Yesterday was Saturday, so I went back to the little center to teach a lesson. Because they asked for it last time, this time I told the kids the story of Obama. It was pseudo-successful. The kids are at such different levels of English, of age, of confidence, and there are over thirty of them at any one time. It makes for a difficult class. But they are lovely kids, so eager, and I will keep going back for as long as I am helpful. I like knowing that, in my eyes, they will slowly turn from being a faceless mass of kids to a group of individuals in their own rights – some who are friends and some who are needy, like in all classrooms.


Right now it’s turning dark and mosquitoes are buzzing. There are hawks circling one of our avocado trees and a small white pill bottle shining in the moonlight, bouncing on the waves of the lake. The hotel next to us dumps all of their trash into the lake and it gets caught in the little alcove where our house rests. I hate that hotel. (Hotel Linda – NEVER STAY THERE.) I wish there were someone I could call, something I could do to stop them dumping all their trash into our lake (why on Earth don’t they just burn it?!?) but I have no idea who/what.
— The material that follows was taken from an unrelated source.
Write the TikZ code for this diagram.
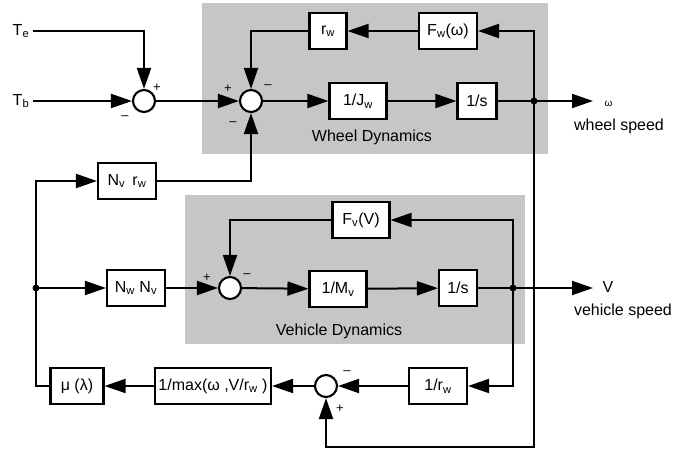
\documentclass[tikz,border=0pt]{standalone}
\usepackage{fontspec}
\setmainfont{Liberation Sans}
\usetikzlibrary{arrows.meta,positioning,calc}
\definecolor{bshade}{HTML}{C6C6C6}

\begin{document}
\begin{tikzpicture}[x=1pt,y=-1pt,
  every node/.style={font=\fontsize{16}{18}\selectfont},
  blk/.style={draw,line width=2.1pt,fill=white,minimum height=36pt,inner sep=2pt},
  sumpt/.style={draw,circle,line width=2.1pt,fill=white,minimum size=22pt,inner sep=0pt},
  sgn/.style={font=\fontsize{13}{15}\selectfont,inner sep=0pt},
  sig/.style={line width=2pt,-{Triangle[length=21pt,width=14pt]}},
  wire/.style={line width=2pt},
  dot/.style={circle,fill,inner sep=0pt,minimum size=7pt}]
  \useasboundingbox (0,0) rectangle (689,452);

  % shaded subsystems
  \fill[bshade] (202,3) rectangle (548,154);
  \fill[bshade] (185,195) rectangle (525,344);
  \node (wdyn) at (372,137) {Wheel Dynamics};
  \node (vdyn) at (339,331) {Vehicle Dynamics};

  % wheel loop
  \node (Te) at (21,31) {T\textsubscript{e}};
  \node (Tb) at (21,101) {T\textsubscript{b}};
  \node[sumpt] (s1) at (144,101) {};
  \node[sumpt] (s2) at (251,101) {};
  \node[blk,minimum width=37pt] (rw) at (328,31) {r\textsubscript{w}};
  \node[blk,minimum width=58pt] (Fw) at (448,31) {F\textsubscript{w}(ω)};
  \node[blk,minimum width=57pt] (Jw) at (358,101) {1/J\textsubscript{w}};
  \node[blk,minimum width=39pt] (iw) at (477,101) {1/s};
  \node[dot] (bw) at (534,101) {};
  \coordinate (wout) at (593,101);
  \coordinate (cb) at (534,447);
  \node[font=\fontsize{10}{12}\selectfont,anchor=west] (om) at (601,104) {ω};
  \node (wsp) at (619,126) {wheel speed};

  \node[sgn] (p1) at (157,88) {+};
  \node[sgn] (m1) at (125,118) {--};
  \node[sgn] (p2) at (228,89) {+};
  \node[sgn] (m2) at (268,87) {--};
  \node[sgn] (m3) at (233,124) {--};

  \draw[sig] (Te.east) -| (s1.north);
  \draw[sig] (Tb.east) -- (s1.west);
  \draw[sig] (s1) -- (s2.west);
  \draw[sig] (s2) -- (Jw);
  \draw[sig] (Jw) -- (iw);
  \draw[wire] (iw) -- (bw.center);
  \draw[sig] (bw.center) -- (wout);
  \draw[sig] (bw.center) |- (Fw.east);
  \draw[sig] (Fw) -- (rw);
  \draw[sig] (rw.west) -| (s2.north);

  % coupling
  \node[blk,minimum width=58pt] (Nr) at (127,181) {N\textsubscript{v}\, r\textsubscript{w}};
  \node[dot] (bl) at (36,288) {};
  \draw[sig] (Nr.east) -| (s2.south);
  \draw[sig] (bl.center) |- (Nr.west);

  % vehicle loop
  \node[blk,minimum width=58pt] (NN) at (136,288) {N\textsubscript{w} N\textsubscript{v}};
  \node[sumpt] (s3) at (230,288) {};
  \node[blk,minimum width=57pt] (Fv) at (361,220) {F\textsubscript{v}(V)};
  \node[blk,minimum width=57pt] (Mv) at (338,289) {1/M\textsubscript{v}};
  \node[blk,minimum width=38pt] (iv) at (458,288) {1/s};
  \node[dot] (bv) at (513,288) {};
  \coordinate (vout) at (593,288);
  \node[anchor=west] (Vl) at (599,287) {V};
  \node (vsp) at (623,311) {vehicle speed};

  \node[sgn] (p3) at (207,278) {+};
  \node[sgn] (m4) at (247,276) {--};

  \draw[sig] (bl.center) -- (NN.west);
  \draw[sig] (NN) -- (s3);
  \draw[sig] (s3) -- (Mv);
  \draw[sig] (Mv) -- (iv);
  \draw[wire] (iv) -- (bv.center);
  \draw[sig] (bv.center) -- (vout);
  \draw[sig] (bv.center) |- (Fv.east);
  \draw[sig] (Fv.west) -| (s3.north);

  % slip path
  \node[blk,minimum width=58pt] (ir) at (438,386) {1/r\textsubscript{w}};
  \node[sumpt] (s4) at (326,386) {};
  \node[blk,minimum width=116pt] (mx) at (213,386) {1/max(ω ,V/r\textsubscript{w} )};
  \node[blk,minimum width=53pt] (mu) at (77,386) {μ (λ)};
  \node[sgn] (m5) at (347,373) {--};
  \node[sgn] (p4) at (340,409) {+};

  \draw[sig] (bv.center) |- (ir.east);
  \draw[sig] (ir) -- (s4);
  \draw[sig] (s4) -- (mx);
  \draw[sig] (mx) -- (mu);
  \draw[wire] (mu.west) -| (bl.center);
  \draw[sig] (bw.center) -- (cb) -| (s4.south);
\end{tikzpicture}
\end{document}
Apparently they have been ordered by the Government to stop a bunch of times, so they’ve bribed the officials and, wipe your hands, the story’s finished!

(Yesterday, as I was being driven to the center, we passed a policeman waving down a truck. The truck didn’t even stop, just braked slightly, and passed 500 Francs out the window to the copper. The copper grinned him on. Wipe your hands, the story’s done. That’s how it goes, here.)

I think there is even toilet waste coming from Hotel Linda. There is brown sludge in our lake. Irresponsible, horrible, wealthy jerks.


Overhead there is earthshine on the moon.